Your task is to copy the listing exactly. Drop any pictures from the copy.
━━━━━ COLLECTED MATERIAL
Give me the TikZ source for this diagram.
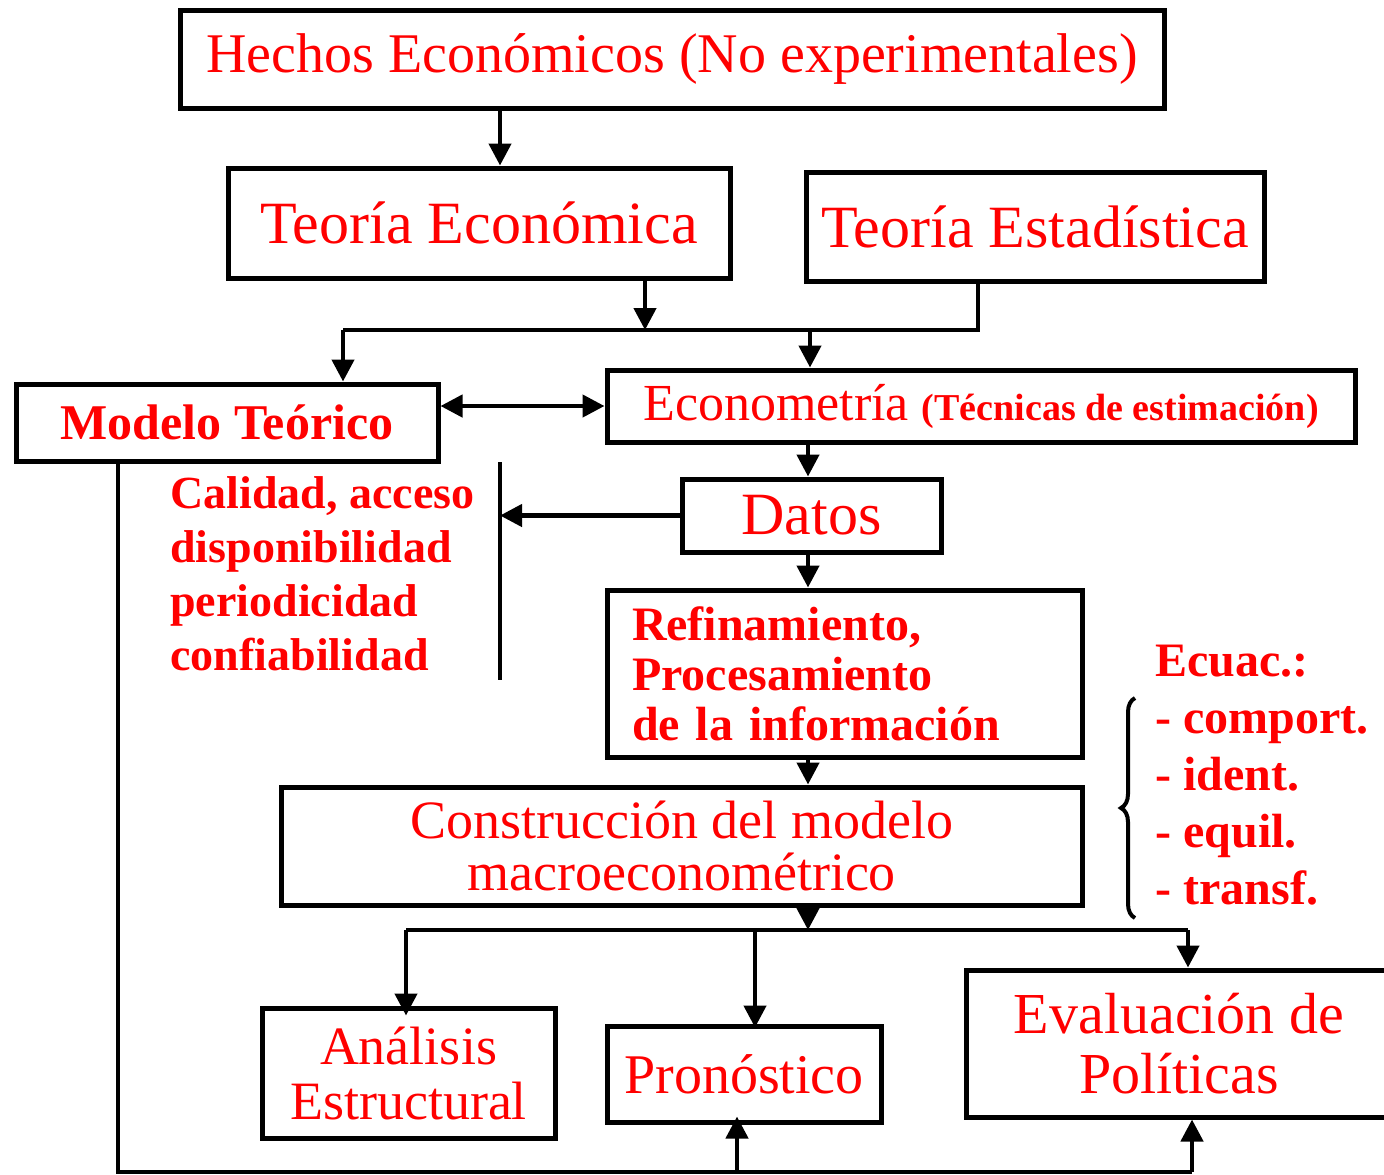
\documentclass[tikz,border=0pt]{standalone}
\usepackage{fontspec}
\setmainfont{Liberation Serif}
\usetikzlibrary{arrows.meta,decorations.pathreplacing}

\tikzset{
  box/.style={draw, line width=2.5pt, text=red, inner sep=0pt, align=center},
  conn/.style={line width=2.2pt},
  arr/.style={conn, -{Triangle[length=11pt,width=11pt]}},
  dblarr/.style={conn, {Triangle[length=11pt,width=11pt]}-{Triangle[length=11pt,width=11pt]}},
  redtext/.style={text=red, inner sep=0pt, align=left}
}

\begin{document}
\begin{tikzpicture}[x=0.5pt,y=0.5pt,yscale=-1]
\useasboundingbox (0,0) rectangle (1384,1174);

%Shape: Rectangle [hechos]
\draw (672,59) node [box, minimum width=492pt, minimum height=49pt, font=\fontsize{28}{30}\selectfont] (hechos) {Hechos Económicos (No experimentales)};
%Shape: Rectangle [teorias]
\draw (479,223) node [box, minimum width=251pt, minimum height=55pt, font=\fontsize{30}{32}\selectfont] (teoEco) {Teoría Económica};
\draw (1035,226.5) node [box, minimum width=229pt, minimum height=54.5pt, font=\fontsize{30}{32}\selectfont] (teoEst) {Teoría Estadística};
%Shape: Rectangle [modelo, econometria]
\draw (227,422.5) node [box, minimum width=211pt, minimum height=38.5pt, font=\fontsize{25}{27}\selectfont\bfseries] (modelo) {Modelo Teórico};
\draw (981,406) node [box, minimum width=374pt, minimum height=36pt, font=\fontsize{26}{28}\selectfont] (econo) {Econometría {\fontsize{19}{21}\selectfont\bfseries(Técnicas de estimación)}};
%Shape: Rectangle [datos, refinamiento]
\draw (811.5,515.5) node [box, minimum width=129.5pt, minimum height=36.5pt, font=\fontsize{30}{32}\selectfont] (datos) {Datos};
\draw (844.5,673.5) node [box, align=left, minimum width=237.5pt, minimum height=83.5pt, inner xsep=12.5pt, text width=212.5pt, font=\fontsize{24}{25}\selectfont\bfseries] (refin) {Refinamiento,\\Procesamiento\\de la información};
%Shape: Rectangle [construccion]
\draw (681.5,846) node [box, minimum width=400.5pt, minimum height=59pt, font=\fontsize{27}{26}\selectfont] (constr) {Construcción del modelo\\macroeconométrico};
%Shape: Rectangle [salidas]
\draw (408.5,1073) node [box, minimum width=146.5pt, minimum height=65pt, font=\fontsize{27}{27.5}\selectfont] (analisis) {Análisis\\Estructural};
\draw (744,1074) node [box, minimum width=137pt, minimum height=48pt, font=\fontsize{28}{30}\selectfont] (prono) {Pronóstico};
\draw (1179,1043.5) node [box, minimum width=213pt, minimum height=73.5pt, font=\fontsize{29}{30}\selectfont] (evalua) {Evaluación de\\Políticas};

% Text Node
\draw (170,476) node [redtext, anchor=north west, font=\fontsize{23}{27}\selectfont\bfseries] (calidad) {Calidad, acceso\\disponibilidad\\periodicidad\\confiabilidad};
% Text Node
\draw (1155,645) node [redtext, anchor=north west, font=\fontsize{24}{28.5}\selectfont\bfseries] (ecuac) {Ecuac.:\\- comport.\\- ident.\\- equil.\\- transf.};

%Straight Lines
\coordinate (jl) at (343,330);
\coordinate (jr) at (978,330);
\draw [arr] (hechos.south -| 500,0) -- (teoEco.north -| 500,0);
\draw [arr] (teoEco.south -| 645,0) -- (645,330);
\draw [conn] (teoEst.south -| jr) -- (jr) -- (jl);
\draw [arr] (jl) -- (modelo.north -| jl);
\draw [arr] (810,330) -- (econo.north -| 810,0);
\draw [dblarr] (econo.west) -- (modelo.east |- econo.west);
\draw [arr] (econo.south -| 808,0) -- (datos.north -| 808,0);

\coordinate (barT) at (500,462);
\coordinate (barB) at (500,680);
\draw [conn] (barT) -- (barB);
\draw [arr] (datos.west) -- (datos.west -| barT);

\draw [arr] (datos.south -| 808,0) -- (refin.north -| 808,0);
\draw [arr] (refin.south -| 808,0) -- (constr.north -| 808,0);

\coordinate (bl2) at (406,930);
\coordinate (br2) at (1188,930);
\draw [arr] (constr.south -| 808,0) -- (bl2 -| 808,0);
\draw [conn] (bl2) -- (br2);
\draw [arr] (bl2) -- ([yshift=5pt]analisis.north -| bl2);
\draw [arr] (755,930) -- ([yshift=2pt]prono.north -| 755,0);
\draw [arr] (br2) -- (evalua.north -| br2);

\coordinate (bl3) at (118,1172);
\coordinate (br3) at (1192,1172);
\draw [conn] (modelo.south -| bl3) -- (bl3) -- (br3);
\draw [arr] (737,1172) -- ([yshift=-4pt]prono.south -| 737,0);
\draw [arr] (br3) -- (evalua.south -| br3);

%Brace
\draw [line width=2pt, decorate, decoration={brace, amplitude=7pt}] (1135,918) -- (1135,698);

\end{tikzpicture}
\end{document}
━━━━━━━━━━
ANSWER FOR THE TASK
Give me the TikZ source for this diagram.
\documentclass[tikz,border=0pt]{standalone}
\usepackage{fontspec}
\setmainfont{Liberation Serif}
\usetikzlibrary{arrows.meta,decorations.pathreplacing}

\tikzset{
  box/.style={draw, line width=2.5pt, text=red, inner sep=0pt, align=center},
  conn/.style={line width=2.2pt},
  arr/.style={conn, -{Triangle[length=11pt,width=11pt]}},
  dblarr/.style={conn, {Triangle[length=11pt,width=11pt]}-{Triangle[length=11pt,width=11pt]}},
  redtext/.style={text=red, inner sep=0pt, align=left}
}

\begin{document}
\begin{tikzpicture}[x=0.5pt,y=0.5pt,yscale=-1]
\useasboundingbox (0,0) rectangle (1384,1174);

%Shape: Rectangle [hechos]
\draw (672,59) node [box, minimum width=492pt, minimum height=49pt, font=\fontsize{28}{30}\selectfont] (hechos) {Hechos Económicos (No experimentales)};
%Shape: Rectangle [teorias]
\draw (479,223) node [box, minimum width=251pt, minimum height=55pt, font=\fontsize{30}{32}\selectfont] (teoEco) {Teoría Económica};
\draw (1035,226.5) node [box, minimum width=229pt, minimum height=54.5pt, font=\fontsize{30}{32}\selectfont] (teoEst) {Teoría Estadística};
%Shape: Rectangle [modelo, econometria]
\draw (227,422.5) node [box, minimum width=211pt, minimum height=38.5pt, font=\fontsize{25}{27}\selectfont\bfseries] (modelo) {Modelo Teórico};
\draw (981,406) node [box, minimum width=374pt, minimum height=36pt, font=\fontsize{26}{28}\selectfont] (econo) {Econometría {\fontsize{19}{21}\selectfont\bfseries(Técnicas de estimación)}};
%Shape: Rectangle [datos, refinamiento]
\draw (811.5,515.5) node [box, minimum width=129.5pt, minimum height=36.5pt, font=\fontsize{30}{32}\selectfont] (datos) {Datos};
\draw (844.5,673.5) node [box, align=left, minimum width=237.5pt, minimum height=83.5pt, inner xsep=12.5pt, text width=212.5pt, font=\fontsize{24}{25}\selectfont\bfseries] (refin) {Refinamiento,\\Procesamiento\\de la información};
%Shape: Rectangle [construccion]
\draw (681.5,846) node [box, minimum width=400.5pt, minimum height=59pt, font=\fontsize{27}{26}\selectfont] (constr) {Construcción del modelo\\macroeconométrico};
%Shape: Rectangle [salidas]
\draw (408.5,1073) node [box, minimum width=146.5pt, minimum height=65pt, font=\fontsize{27}{27.5}\selectfont] (analisis) {Análisis\\Estructural};
\draw (744,1074) node [box, minimum width=137pt, minimum height=48pt, font=\fontsize{28}{30}\selectfont] (prono) {Pronóstico};
\draw (1179,1043.5) node [box, minimum width=213pt, minimum height=73.5pt, font=\fontsize{29}{30}\selectfont] (evalua) {Evaluación de\\Políticas};

% Text Node
\draw (170,476) node [redtext, anchor=north west, font=\fontsize{23}{27}\selectfont\bfseries] (calidad) {Calidad, acceso\\disponibilidad\\periodicidad\\confiabilidad};
% Text Node
\draw (1155,645) node [redtext, anchor=north west, font=\fontsize{24}{28.5}\selectfont\bfseries] (ecuac) {Ecuac.:\\- comport.\\- ident.\\- equil.\\- transf.};

%Straight Lines
\coordinate (jl) at (343,330);
\coordinate (jr) at (978,330);
\draw [arr] (hechos.south -| 500,0) -- (teoEco.north -| 500,0);
\draw [arr] (teoEco.south -| 645,0) -- (645,330);
\draw [conn] (teoEst.south -| jr) -- (jr) -- (jl);
\draw [arr] (jl) -- (modelo.north -| jl);
\draw [arr] (810,330) -- (econo.north -| 810,0);
\draw [dblarr] (econo.west) -- (modelo.east |- econo.west);
\draw [arr] (econo.south -| 808,0) -- (datos.north -| 808,0);

\coordinate (barT) at (500,462);
\coordinate (barB) at (500,680);
\draw [conn] (barT) -- (barB);
\draw [arr] (datos.west) -- (datos.west -| barT);

\draw [arr] (datos.south -| 808,0) -- (refin.north -| 808,0);
\draw [arr] (refin.south -| 808,0) -- (constr.north -| 808,0);

\coordinate (bl2) at (406,930);
\coordinate (br2) at (1188,930);
\draw [arr] (constr.south -| 808,0) -- (bl2 -| 808,0);
\draw [conn] (bl2) -- (br2);
\draw [arr] (bl2) -- ([yshift=5pt]analisis.north -| bl2);
\draw [arr] (755,930) -- ([yshift=2pt]prono.north -| 755,0);
\draw [arr] (br2) -- (evalua.north -| br2);

\coordinate (bl3) at (118,1172);
\coordinate (br3) at (1192,1172);
\draw [conn] (modelo.south -| bl3) -- (bl3) -- (br3);
\draw [arr] (737,1172) -- ([yshift=-4pt]prono.south -| 737,0);
\draw [arr] (br3) -- (evalua.south -| br3);

%Brace
\draw [line width=2pt, decorate, decoration={brace, amplitude=7pt}] (1135,918) -- (1135,698);

\end{tikzpicture}
\end{document}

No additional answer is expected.